87 Le recueil d’articles sur la stagnation séculaire (Teulings et Baldwin, 2014) témoigne que les problèmes américains sont similaires à ceux des pays européens. La plupart des économistes, comme Gordon (2014), mélangent des arguments d’offre (la croissance potentielle va ralentir du fait de l’épuisement du progrès technique et du vieillissement de la population) et de demande (la croissance des inégalités, la dette publique). Pour Summers (2014), l’économie souffre d’un excès d’épargne par rapport à l’investissement, qu’il est impossible de gérer par la politique monétaire compte-tenu du plancher 0 du taux d’intérêt nominal : la stagnation séculaire est inévitable. Certains préconisent des réformes structurelles libérales pour impulser, coûte que coûte, la croissance. La plupart reconnaissent la responsabilité de l’augmentation des inégalités et de la financiarisation dans la crise actuelle, mais refusent une remise en cause du modèle néo-libéral. Très peu préconisent une fiscalité redistributive, le développement de la protection sociale et de la retraite par répartition (pour limiter la financiarisation induite par les fonds de pension). Aucun ne remet en cause la stratégie des firmes multinationales de produire dans les pays à bas salaires et de faire pression sur les salaires des pays développés.
88 Pour nous, ni l’économie européenne, ni l’économie française ne se heurtent à une contrainte de production potentielle. En témoignent les menaces de désinflation comme le bas niveau des taux d’intérêt. L’Europe souffre de quatre problèmes liés :
- la mondialisation commerciale (qui permet de produire dans les pays émergents) comme la globalisation financière (qui permet de choisir entre placement réel et placement financier) ont augmenté le taux de rentabilité requis par les entreprises.

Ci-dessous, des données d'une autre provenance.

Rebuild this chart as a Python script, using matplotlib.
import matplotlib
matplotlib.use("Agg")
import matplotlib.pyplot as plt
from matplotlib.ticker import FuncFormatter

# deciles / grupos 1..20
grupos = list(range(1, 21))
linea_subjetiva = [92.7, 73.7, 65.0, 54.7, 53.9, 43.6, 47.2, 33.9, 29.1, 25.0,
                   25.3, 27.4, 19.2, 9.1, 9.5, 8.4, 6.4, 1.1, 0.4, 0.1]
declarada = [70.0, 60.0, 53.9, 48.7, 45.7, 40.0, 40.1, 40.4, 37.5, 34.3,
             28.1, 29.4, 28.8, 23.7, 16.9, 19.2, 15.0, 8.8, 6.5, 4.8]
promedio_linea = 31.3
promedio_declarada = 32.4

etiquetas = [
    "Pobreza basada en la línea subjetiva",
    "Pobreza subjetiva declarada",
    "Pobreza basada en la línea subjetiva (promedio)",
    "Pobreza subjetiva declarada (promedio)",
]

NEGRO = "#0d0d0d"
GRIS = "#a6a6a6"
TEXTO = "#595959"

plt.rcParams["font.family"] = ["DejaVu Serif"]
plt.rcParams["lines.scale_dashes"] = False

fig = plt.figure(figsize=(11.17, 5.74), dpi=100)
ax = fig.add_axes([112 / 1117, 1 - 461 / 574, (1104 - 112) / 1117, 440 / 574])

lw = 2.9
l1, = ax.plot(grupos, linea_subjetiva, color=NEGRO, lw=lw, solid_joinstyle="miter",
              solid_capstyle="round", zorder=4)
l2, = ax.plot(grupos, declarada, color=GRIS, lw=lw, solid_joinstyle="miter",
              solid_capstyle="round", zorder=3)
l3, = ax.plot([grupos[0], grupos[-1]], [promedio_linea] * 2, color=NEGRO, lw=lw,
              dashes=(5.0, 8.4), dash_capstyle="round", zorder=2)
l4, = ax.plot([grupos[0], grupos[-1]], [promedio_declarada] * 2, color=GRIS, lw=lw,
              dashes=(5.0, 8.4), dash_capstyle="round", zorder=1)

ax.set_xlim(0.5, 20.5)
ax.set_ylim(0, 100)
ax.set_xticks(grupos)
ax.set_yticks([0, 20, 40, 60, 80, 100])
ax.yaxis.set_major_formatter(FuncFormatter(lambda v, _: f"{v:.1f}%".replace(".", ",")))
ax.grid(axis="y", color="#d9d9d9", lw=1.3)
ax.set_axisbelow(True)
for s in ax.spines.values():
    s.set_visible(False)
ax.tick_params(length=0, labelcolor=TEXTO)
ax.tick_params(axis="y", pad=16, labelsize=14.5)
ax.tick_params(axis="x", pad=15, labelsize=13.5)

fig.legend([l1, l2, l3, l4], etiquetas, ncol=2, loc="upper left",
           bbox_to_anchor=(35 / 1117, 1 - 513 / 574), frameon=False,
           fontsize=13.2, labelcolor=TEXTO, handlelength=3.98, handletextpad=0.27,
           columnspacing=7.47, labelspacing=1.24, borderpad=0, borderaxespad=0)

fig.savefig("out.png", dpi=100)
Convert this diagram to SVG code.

En même temps, celles-ci investissent moins dans les pays développés tant du fait du ralentissement de la croissance que de l’investissement dans les pays émergents. Le prix relatif des biens d’investissement diminuent alors que se développent surtout des secteurs de services où les besoins en capital sont limités.
- une partie importante de la population a vu disparaître ses emplois tant du fait de la mécanisation/informatisation que de la concurrence des pays émergents. En sens inverse, une couche étroite bénéficie de la mondialisation. Les grandes entreprises et les personnes les plus riches s’exonèrent de plus en plus de la charge des dépenses publiques. Leur part dans la richesse augmente alors que leur taux d’épargne est élevé. Un écart important s’est creusé entre la distribution des revenus qui découle des rapports de force actuels et celle qui serait requise pour permettre une croissance équilibrée ;
- le déficit de demande ainsi crée doit être comblé soit par des bulles financières et l’endettement des ménages (solution anglo-saxonne) ; soit par des gains de compétitivité (la stratégie allemande) ; soit par l’endettement public. Après l’éclatement de la bulle financière, après la crise des dettes des pays du Sud de la zone euro, après le Traité budgétaire, qui ferment ces pistes, l’Europe souffre d’un déficit de demande et d’une compétitivité excessive des pays du Nord, en particulier de l’Allemagne. ;
- le déficit de demande nécessite une politique monétaire expansionniste. Certes, les taux d’intérêt de court terme ont été portés à zéro, mais cela reste insuffisant compte tenu de la faiblesse des perspectives de demande et d’inflation (voir Summers, 2014). Le bas niveau des taux d’intérêt fait courir le risque d’une reprise fragile portée par la renaissance de bulles financières ou la reprise du surendettement.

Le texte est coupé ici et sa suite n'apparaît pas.